When he started catching flak for his assault and his call for the dox, Sims posted his follow-on:

I can do better.

He masqueraded that as a sort-of apology.

Here’s one of the results of doxing.  Swatting is a false call to emergency facilities claiming a deadly event—usually a domestic violence claim—in progress and please hurry. This is done while identifying a doxed address as the location of the supposed deadliness.  For example,

a call from a man who said he had shot his wife and then tied up his children inside his house, where he had several pipe bombs.

And this:

A perpetrator was recently sentenced to 20 years in prison for launching a swatting attack in December 2017 in Wichita, KA, against a man who was killed by police responding to the call.
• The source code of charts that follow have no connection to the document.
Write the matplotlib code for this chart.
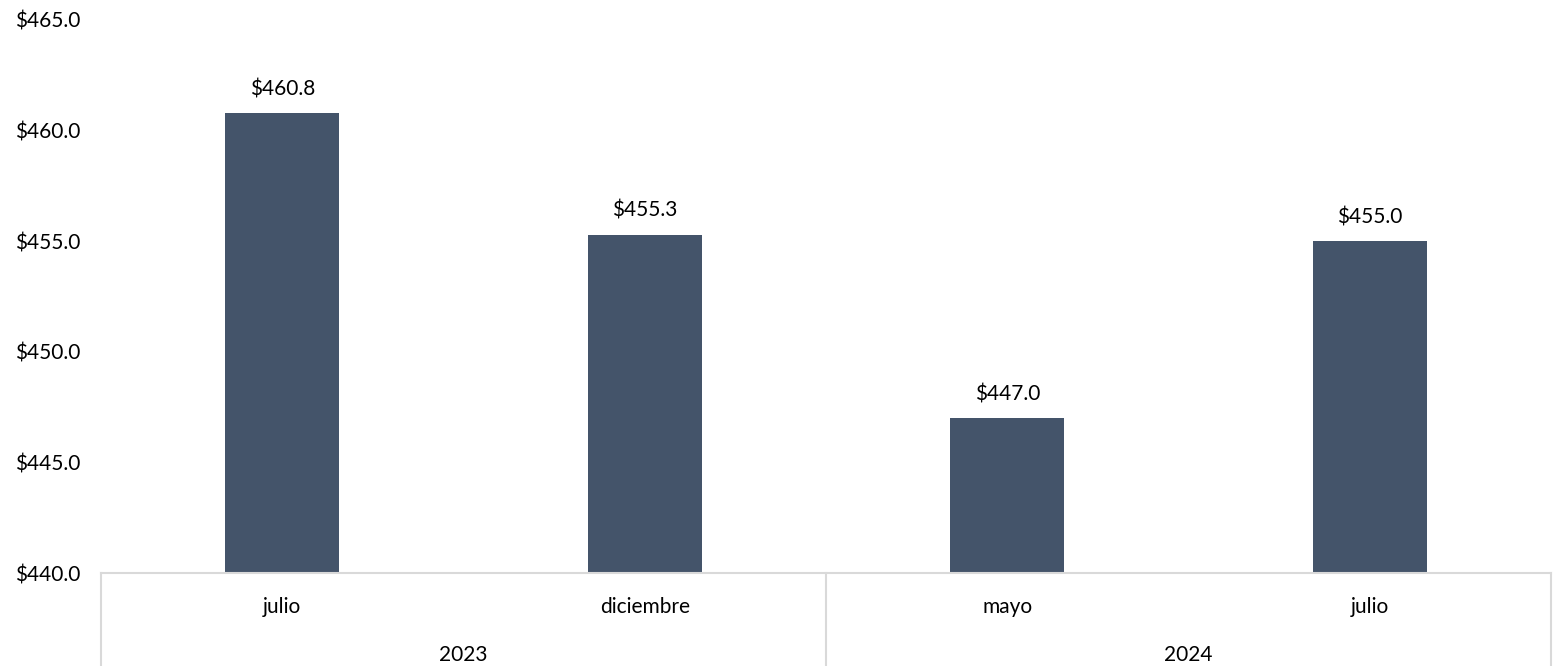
import matplotlib.pyplot as plt
from matplotlib.ticker import FuncFormatter

# datos
months = ['julio', 'diciembre', 'mayo', 'julio']
years = ['2023', '2024']
months_per_year = [2, 2]
values = [460.8, 455.3, 447.0, 455.0]

plt.rcParams['font.family'] = ['Lato', 'DejaVu Sans']

fig = plt.figure(figsize=(15.58, 6.66), dpi=100)
ax = fig.add_axes([0.0648, 0.1396, 0.9307, 0.8304])

x = list(range(len(values)))
bars = ax.bar(x, [v - 440 for v in values], bottom=440, width=0.315, color='#44546A')

for xi, v in zip(x, values):
    ax.annotate('$%.1f' % v, (xi, v), xytext=(0, 10), textcoords='offset points',
                ha='center', va='bottom', fontsize=15, color='#000000')

ax.set_xlim(-0.5, 3.5)
ax.set_ylim(440, 465)
ax.set_yticks([440, 445, 450, 455, 460, 465])
ax.yaxis.set_major_formatter(FuncFormatter(lambda v, p: '$%.1f' % v))
ax.tick_params(axis='y', length=0, labelsize=15, pad=15)
ax.set_xticks([])

for s in ['top', 'right', 'left']:
    ax.spines[s].set_visible(False)
ax.spines['bottom'].set_color('#D9D9D9')
ax.spines['bottom'].set_linewidth(1.5)

# etiquetas de categorias en dos niveles
trans = ax.get_xaxis_transform()
for xi, m in zip(x, months):
    ax.text(xi, -0.062, m, transform=trans, ha='center', va='center', fontsize=15)

start = 0
bounds = [-0.5]
for y, n in zip(years, months_per_year):
    center = start + (n - 1) / 2
    ax.text(center, -0.148, y, transform=trans, ha='center', va='center', fontsize=15)
    start += n
    bounds.append(start - 0.5)

for b in bounds:
    ax.plot([b, b], [0, -0.17], transform=trans, color='#D9D9D9', lw=1.5, clip_on=False)

fig.savefig('out.png', dpi=100)
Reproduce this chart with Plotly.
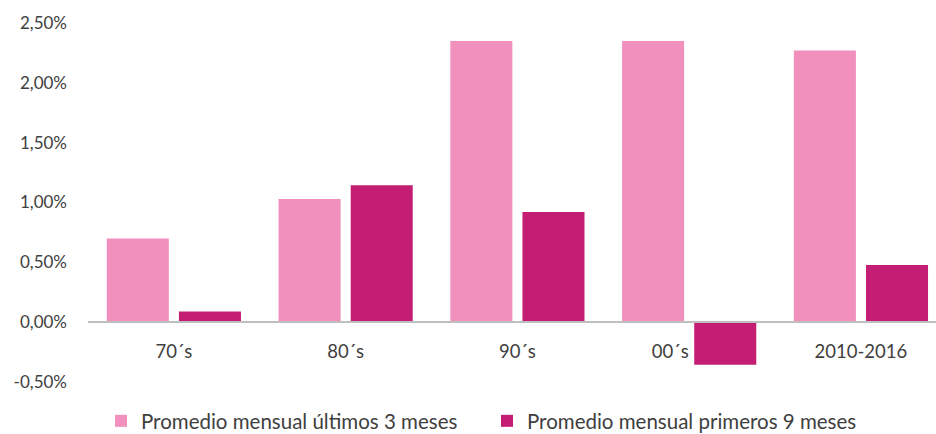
import plotly.graph_objects as go

categories = ["70´s", "80´s", "90´s", "00´s", "2010-2016"]
category_labels = ["70´s", "80´s", "90´s", "00´s" + "\u00a0" * 8, "2010-2016"]
ultimos_3 = [0.70, 1.03, 2.35, 2.35, 2.27]
primeros_9 = [0.09, 1.145, 0.92, -0.355, 0.477]
series_names = ["Promedio mensual últimos 3 meses", "Promedio mensual primeros 9 meses"]
y_ticks = [-0.5, 0.0, 0.5, 1.0, 1.5, 2.0, 2.5]
y_tick_labels = ["-0,50%", "0,00%", "0,50%", "1,00%", "1,50%", "2,00%", "2,50%"]

LIGHT = "#F190BC"
DARK = "#C41E74"
TEXT = "#404040"
FONT = "Lato"

fig = go.Figure()
fig.add_trace(go.Bar(x=categories, y=ultimos_3, name=series_names[0],
                     marker=dict(color=LIGHT, line=dict(width=0))))
fig.add_trace(go.Bar(x=categories, y=primeros_9, name=series_names[1],
                     marker=dict(color=DARK, line=dict(width=0))))

fig.update_layout(
    width=936, height=434,
    margin=dict(l=88, r=0, t=23, b=52, autoexpand=False),
    paper_bgcolor="white", plot_bgcolor="white",
    barmode="group", bargap=0.16, bargroupgap=0.14,
    font=dict(family=FONT, color=TEXT, size=16),
    showlegend=True,
    legend=dict(orientation="h", xref="container", yref="container",
                x=101/936, y=13/434, xanchor="left", yanchor="middle",
                font=dict(size=20.5, color=TEXT, family=FONT),
                entrywidth=341, entrywidthmode="pixels",
                itemsizing="constant", bgcolor="rgba(0,0,0,0)"),
    xaxis=dict(type="category", range=[-0.5, 4.437],
               anchor="free", position=1/6,
               tickvals=categories, ticktext=category_labels,
               showline=True, linecolor="#BFBFBF", linewidth=2,
               showgrid=False, ticks="", zeroline=False,
               ticklabelstandoff=13,
               tickfont=dict(size=18.5, color=TEXT, family=FONT)),
    yaxis=dict(range=[-0.5, 2.5], domain=[0, 1],
               tickvals=y_ticks, ticktext=y_tick_labels,
               showgrid=False, zeroline=False, showline=False,
               ticks="", ticklabelstandoff=20,
               tickfont=dict(size=17, color=TEXT, family=FONT)),
)

fig.write_html("out.html")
Given the emotional tension and outright violence already extant surrounding the abortion/anti-abortion conflict, it’s ludicrous to the point of insulting our intelligence to consider any premise that Sims didn’t know these risks.

Sims’ subsequent post is, to use the technical term, BS.  He was speaking—shouting, really—from his heart when he engaged in his verbal assault and subsequent call for his targets to be doxed.  His later commentary is nothing more than words mouthed for his personal benefit, politically spoken to dodge his culpability.

Sims needs to go. He can have no value in a State government purporting to represent its constituents.